Residents started growing food in their yards, and then expanded to abandoned land around the city (there is plenty of it).  They have no real right to the land - but with a city that has lost over half it's population since the middle of the 20th century - there isn't much competition for land.  Some people are putting chickens and bees in abandoned housing, or taking over multiple plots on their block to create urban farms.  The soil is tested and if it is contaminated, farmers must create soil by farming non-edible crops for a couple years and building up the soil with compost collected from near-by restaurants, breweries and homes.  Community gardens give people who are unemployed or under-employed, a job to do in their free time, and access to the food that they would like to harvest. The city government seems to be hesitant about encouraging this guerrilla gardening, since they might want to encourage housing developments (thought this seems unlikely given all of the abandoned, already standing houses), but farmers and gardeners are going ahead filling this food desert with urban farms producing healthy foods for Detroit residents. 

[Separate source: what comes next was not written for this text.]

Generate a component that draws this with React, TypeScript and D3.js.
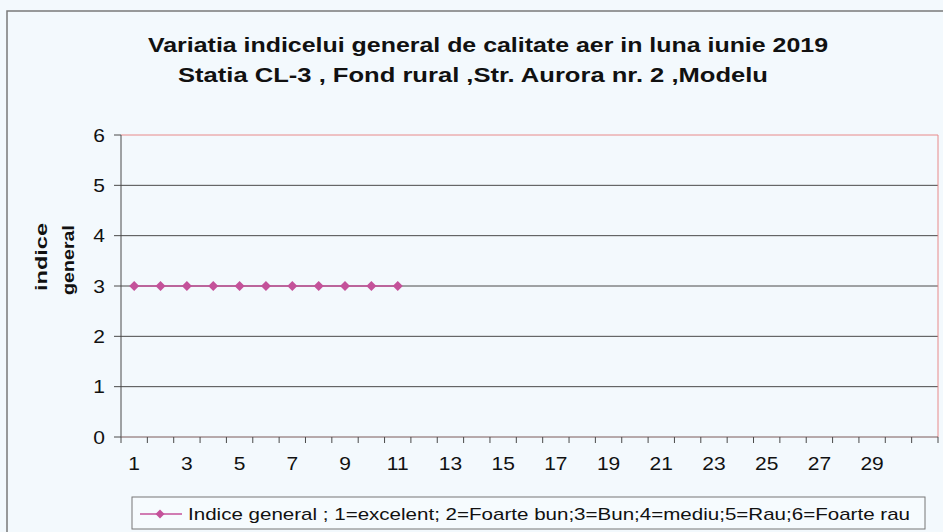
import React from 'react';
import * as d3 from 'd3';

const days = d3.range(1, 32).map(String);
const indiceValues = [3, 3, 3, 3, 3, 3, 3, 3, 3, 3, 3];
const yTicks = [0, 1, 2, 3, 4, 5, 6];
const xTickLabels = days.filter((d, i) => i % 2 === 0 && +d < 31);

const titleLines = [
    'Variatia indicelui general de calitate aer in luna iunie 2019',
    'Statia CL-3 , Fond rural ,Str. Aurora nr. 2 ,Modelu',
];
const titleStart = [148, 178];
const titleWidths = [680, 590];
const legendText = 'Indice  general ; 1=excelent; 2=Foarte bun;3=Bun;4=mediu;5=Rau;6=Foarte rau';

const W = 943, H = 532;
const m = {left: 121, right: 938, top: 135, bottom: 437};
const lineColor = '#c4529a';

// the source picture is stretched sideways, so text gets a horizontal scale
function Wide({x, y, sx = 1.3, anchor = 'start', size, bold = false, children}: any) {
    return (
        <text transform={`translate(${x},${y}) scale(${sx},1)`} textAnchor={anchor} fontSize={size}
              fontWeight={bold ? 'bold' : 'normal'} fill="#111">{children}</text>
    );
}

export default function App() {
    const x = d3.scaleBand().domain(days).range([m.left, m.right]);
    const y = d3.scaleLinear().domain([0, 6]).range([m.bottom, m.top]);
    const pts = indiceValues.map((v, i) => [x(days[i])! + x.bandwidth() / 2, y(v)] as [number, number]);
    const line = d3.line();
    const diamond = (cx: number, cy: number, r: number) =>
        `M${cx},${cy - r}L${cx + r},${cy}L${cx},${cy + r}L${cx - r},${cy}Z`;

    return (
        <svg width={W} height={H} style={{position: 'absolute', left: 0, top: 0}}
             fontFamily="'Liberation Sans', Arial, sans-serif">
            <rect x={0} y={0} width={W} height={H} fill="#f3f9fd"/>
            <path d={`M7,${H}V11H${W}`} fill="none" stroke="#7a7a7a" strokeWidth={1.5}/>
            {titleLines.map((t, i) => (
                <text key={i} x={titleStart[i]} y={52 + i * 30} fontWeight="bold" fontSize={20.5}
                      textLength={titleWidths[i]} lengthAdjust="spacingAndGlyphs" fill="#111">{t}</text>
            ))}
            {yTicks.filter(t => t > 0 && t < 6).map(t => (
                <line key={t} x1={m.left} x2={m.right} y1={y(t)} y2={y(t)} stroke="#4a4a4a" strokeWidth={1}/>
            ))}
            <path d={`M${m.left},${m.top}H${m.right}V${m.bottom}`} fill="none" stroke="#e88a8a" strokeWidth={1}/>
            <line x1={m.left} x2={m.left} y1={m.top} y2={m.bottom} stroke="#4a4a4a"/>
            <line x1={m.left} x2={m.right} y1={m.bottom} y2={m.bottom} stroke="#7a5a5a"/>
            {yTicks.map(t => (
                <g key={t}>
                    <line x1={m.left - 7} x2={m.left} y1={y(t)} y2={y(t)} stroke="#4a4a4a"/>
                    <Wide x={m.left - 16} y={y(t) + 6.5} anchor="end" size={17.5} sx={1.2}>{t}</Wide>
                </g>
            ))}
            {days.map(d => (
                <line key={d} x1={x(d)!} x2={x(d)!} y1={m.bottom} y2={m.bottom + 6} stroke="#4a4a4a"/>
            ))}
            <line x1={m.right} x2={m.right} y1={m.bottom} y2={m.bottom + 6} stroke="#4a4a4a"/>
            {xTickLabels.map(d => (
                <Wide key={d} x={x(d)! + x.bandwidth() / 2} y={470} anchor="middle" size={17.5} sx={1.2}>{d}</Wide>
            ))}
            <text transform={`translate(47,257) rotate(-90)`} textAnchor="middle" fontWeight="bold"
                  fontSize={17} textLength={68} lengthAdjust="spacingAndGlyphs" fill="#111">indice</text>
            <text transform={`translate(74,260) rotate(-90)`} textAnchor="middle" fontWeight="bold"
                  fontSize={17} textLength={70} lengthAdjust="spacingAndGlyphs" fill="#111">general</text>
            <path d={line(pts)!} fill="none" stroke={lineColor} strokeWidth={1.5}/>
            {pts.map(([cx, cy], i) => (
                <path key={i} d={diamond(cx, cy, 5)} fill={lineColor}/>
            ))}
            <rect x={132} y={497} width={793} height={32} fill="#f6fbfe" stroke="#777"/>
            <line x1={140} x2={182} y1={514} y2={514} stroke={lineColor} strokeWidth={1.5}/>
            <path d={diamond(160, 514, 4.5)} fill={lineColor}/>
            <text x={188} y={520} fontSize={17} textLength={722} lengthAdjust="spacingAndGlyphs"
                  fill="#111">{legendText}</text>
        </svg>
    );
}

So if one of the most depressed run-down cities in the country can do it . . . why can't we do it in New England cities and suburbs?  Even if you don't live in a food desert - wouldn't it be better to live in the equivalent to a food rainforest? Where there is food growing everywhere, on every block, incredible biodiversity and high access, for anyone, to the food they need to eat to be healthy and happy?

One of the main themes in the movie was of self-determination.  The right to self-determination is a very powerful concept in international human rights law. According to the International Covenant on Civil and Political Rights: All peoples have the right of self-determination. By virtue of that right they freely determine their political status and freely pursue their economic, social and cultural development.  Many people interviewed in the movie, reasoned that one of the best ways of self-determination, was to rely on themselves for food and for neighborhoods and communities to have food independence.  It's pretty empowering - no matter what happens in your life, you can still provide, the only thing you really need to live - food.  

This film clearly gets you thinking - I highly recommend it.